[Data listing]
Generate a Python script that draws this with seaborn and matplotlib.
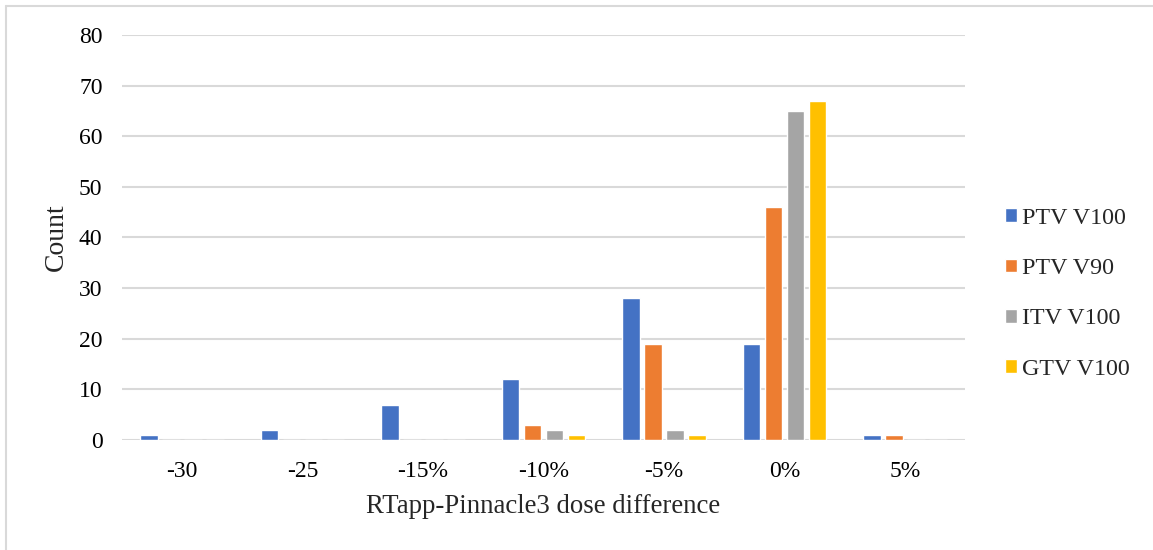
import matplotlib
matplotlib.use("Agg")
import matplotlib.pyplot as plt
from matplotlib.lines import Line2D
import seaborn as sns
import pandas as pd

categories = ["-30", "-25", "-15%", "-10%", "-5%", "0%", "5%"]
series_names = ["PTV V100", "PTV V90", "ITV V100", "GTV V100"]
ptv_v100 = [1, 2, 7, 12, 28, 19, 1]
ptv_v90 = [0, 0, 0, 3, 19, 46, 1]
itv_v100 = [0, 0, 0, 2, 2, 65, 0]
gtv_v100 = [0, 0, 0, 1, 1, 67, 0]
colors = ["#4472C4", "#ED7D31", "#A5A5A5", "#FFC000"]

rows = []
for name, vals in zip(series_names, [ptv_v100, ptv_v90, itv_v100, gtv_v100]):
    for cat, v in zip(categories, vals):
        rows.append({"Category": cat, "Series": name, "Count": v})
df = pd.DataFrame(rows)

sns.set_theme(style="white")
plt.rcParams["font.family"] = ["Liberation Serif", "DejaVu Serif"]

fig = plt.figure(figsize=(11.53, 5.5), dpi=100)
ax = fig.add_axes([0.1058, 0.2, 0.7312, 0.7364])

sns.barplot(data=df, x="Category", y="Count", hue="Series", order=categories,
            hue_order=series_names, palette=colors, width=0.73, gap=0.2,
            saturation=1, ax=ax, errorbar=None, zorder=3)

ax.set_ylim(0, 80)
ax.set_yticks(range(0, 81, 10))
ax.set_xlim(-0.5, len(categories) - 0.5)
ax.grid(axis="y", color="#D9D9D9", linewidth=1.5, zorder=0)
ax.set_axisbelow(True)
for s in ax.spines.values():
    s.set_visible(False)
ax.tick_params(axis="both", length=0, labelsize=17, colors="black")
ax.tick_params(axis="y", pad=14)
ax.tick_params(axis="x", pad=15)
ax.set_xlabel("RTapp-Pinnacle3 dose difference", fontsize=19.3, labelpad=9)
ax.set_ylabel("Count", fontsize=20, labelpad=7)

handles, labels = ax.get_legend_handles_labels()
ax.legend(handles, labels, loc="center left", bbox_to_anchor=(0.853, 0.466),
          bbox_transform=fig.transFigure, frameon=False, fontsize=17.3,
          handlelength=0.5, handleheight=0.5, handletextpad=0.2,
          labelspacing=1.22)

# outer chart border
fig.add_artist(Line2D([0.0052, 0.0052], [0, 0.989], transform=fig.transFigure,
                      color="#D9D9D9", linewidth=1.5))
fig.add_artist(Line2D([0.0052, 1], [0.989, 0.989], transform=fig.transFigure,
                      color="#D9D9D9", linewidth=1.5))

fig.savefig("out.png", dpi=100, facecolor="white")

...

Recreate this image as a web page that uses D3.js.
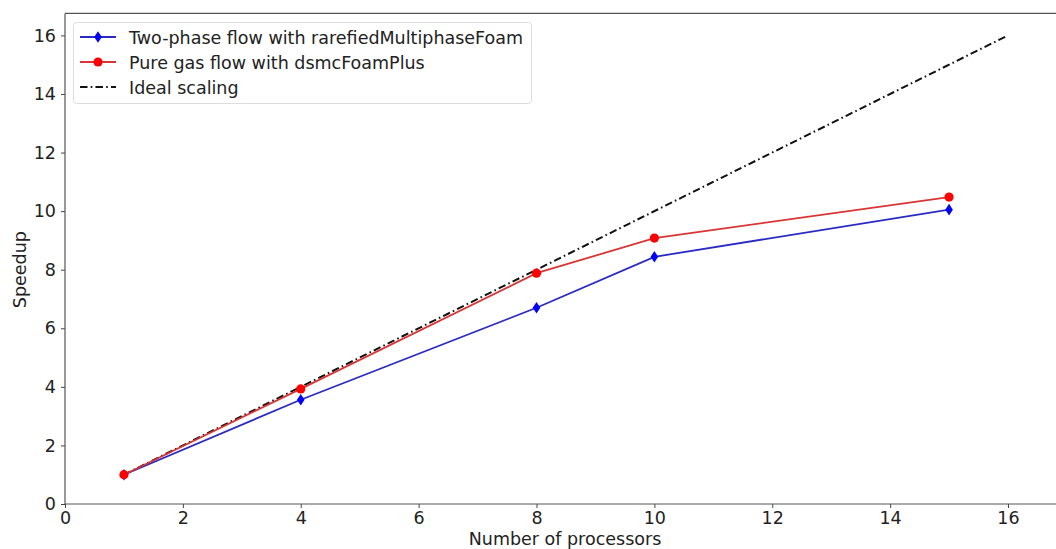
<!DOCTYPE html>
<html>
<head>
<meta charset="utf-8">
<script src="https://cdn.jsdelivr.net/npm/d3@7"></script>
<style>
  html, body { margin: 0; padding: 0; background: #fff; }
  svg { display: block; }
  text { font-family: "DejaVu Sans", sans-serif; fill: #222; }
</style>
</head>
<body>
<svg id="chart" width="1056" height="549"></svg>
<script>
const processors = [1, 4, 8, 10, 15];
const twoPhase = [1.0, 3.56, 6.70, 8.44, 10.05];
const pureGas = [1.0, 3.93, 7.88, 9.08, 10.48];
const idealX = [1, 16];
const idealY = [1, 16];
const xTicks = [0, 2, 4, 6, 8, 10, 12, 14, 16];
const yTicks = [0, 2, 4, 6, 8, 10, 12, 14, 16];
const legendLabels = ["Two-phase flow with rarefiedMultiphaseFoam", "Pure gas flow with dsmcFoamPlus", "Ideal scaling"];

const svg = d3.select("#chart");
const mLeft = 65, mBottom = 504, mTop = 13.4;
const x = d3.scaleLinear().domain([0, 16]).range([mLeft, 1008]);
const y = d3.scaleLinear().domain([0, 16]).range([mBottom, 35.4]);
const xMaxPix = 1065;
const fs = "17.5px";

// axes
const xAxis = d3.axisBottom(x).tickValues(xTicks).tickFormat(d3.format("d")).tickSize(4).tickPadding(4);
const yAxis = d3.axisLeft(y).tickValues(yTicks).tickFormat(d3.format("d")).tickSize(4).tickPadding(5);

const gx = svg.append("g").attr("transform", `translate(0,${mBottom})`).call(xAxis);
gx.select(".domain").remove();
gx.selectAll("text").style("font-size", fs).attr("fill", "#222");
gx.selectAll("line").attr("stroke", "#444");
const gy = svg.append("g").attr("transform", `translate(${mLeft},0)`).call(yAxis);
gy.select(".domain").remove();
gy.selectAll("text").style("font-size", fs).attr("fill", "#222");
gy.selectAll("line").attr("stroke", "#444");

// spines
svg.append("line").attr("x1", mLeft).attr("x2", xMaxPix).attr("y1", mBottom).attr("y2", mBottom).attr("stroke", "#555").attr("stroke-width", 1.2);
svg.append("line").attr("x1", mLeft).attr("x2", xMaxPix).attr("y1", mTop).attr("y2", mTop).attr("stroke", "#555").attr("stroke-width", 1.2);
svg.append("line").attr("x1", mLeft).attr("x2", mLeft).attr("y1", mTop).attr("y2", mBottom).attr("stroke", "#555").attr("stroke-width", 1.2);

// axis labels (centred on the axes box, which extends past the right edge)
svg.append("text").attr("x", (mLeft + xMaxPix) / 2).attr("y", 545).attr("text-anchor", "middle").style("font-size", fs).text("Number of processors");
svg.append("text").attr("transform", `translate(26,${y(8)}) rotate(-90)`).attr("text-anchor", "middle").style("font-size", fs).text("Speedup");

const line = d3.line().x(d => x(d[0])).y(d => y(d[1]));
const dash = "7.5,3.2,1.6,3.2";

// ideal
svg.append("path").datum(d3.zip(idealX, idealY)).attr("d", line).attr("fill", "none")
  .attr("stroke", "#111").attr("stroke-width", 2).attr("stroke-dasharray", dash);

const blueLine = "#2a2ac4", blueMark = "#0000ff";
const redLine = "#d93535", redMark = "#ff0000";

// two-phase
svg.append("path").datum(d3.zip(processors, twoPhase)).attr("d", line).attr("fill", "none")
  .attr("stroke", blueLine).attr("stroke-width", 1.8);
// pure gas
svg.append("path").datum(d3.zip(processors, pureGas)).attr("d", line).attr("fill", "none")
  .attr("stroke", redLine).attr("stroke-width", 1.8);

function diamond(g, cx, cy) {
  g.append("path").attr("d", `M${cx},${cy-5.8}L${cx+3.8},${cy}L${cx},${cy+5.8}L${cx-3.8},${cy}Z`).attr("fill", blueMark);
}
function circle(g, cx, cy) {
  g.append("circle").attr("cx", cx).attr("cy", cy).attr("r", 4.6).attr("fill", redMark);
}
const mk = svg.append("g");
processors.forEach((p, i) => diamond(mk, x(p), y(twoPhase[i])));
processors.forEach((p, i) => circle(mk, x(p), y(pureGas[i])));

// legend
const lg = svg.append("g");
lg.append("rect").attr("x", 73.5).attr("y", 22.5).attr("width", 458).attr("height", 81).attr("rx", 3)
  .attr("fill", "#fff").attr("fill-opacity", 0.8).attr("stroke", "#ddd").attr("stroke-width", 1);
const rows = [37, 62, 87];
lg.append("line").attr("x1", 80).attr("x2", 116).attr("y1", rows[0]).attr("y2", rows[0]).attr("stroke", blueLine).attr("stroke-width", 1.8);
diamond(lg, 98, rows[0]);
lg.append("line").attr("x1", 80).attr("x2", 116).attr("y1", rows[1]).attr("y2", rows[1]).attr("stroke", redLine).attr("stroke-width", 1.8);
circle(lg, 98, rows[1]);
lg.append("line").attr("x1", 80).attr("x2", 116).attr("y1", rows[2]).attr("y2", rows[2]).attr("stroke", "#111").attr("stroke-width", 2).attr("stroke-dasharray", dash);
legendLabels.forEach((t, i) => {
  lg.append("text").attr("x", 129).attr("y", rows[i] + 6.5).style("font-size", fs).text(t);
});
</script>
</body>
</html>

* REQUEST: Copy exactly, and copy only, the lines from the one with "Generate a Python" to the one with "import pandas as pd", ends included. Pictures are not part of the copy.

* ANSWER FOR THIS EXERCISE:
Generate a Python script that draws this with seaborn and matplotlib.
import matplotlib
matplotlib.use("Agg")
import matplotlib.pyplot as plt
from matplotlib.lines import Line2D
import seaborn as sns
import pandas as pd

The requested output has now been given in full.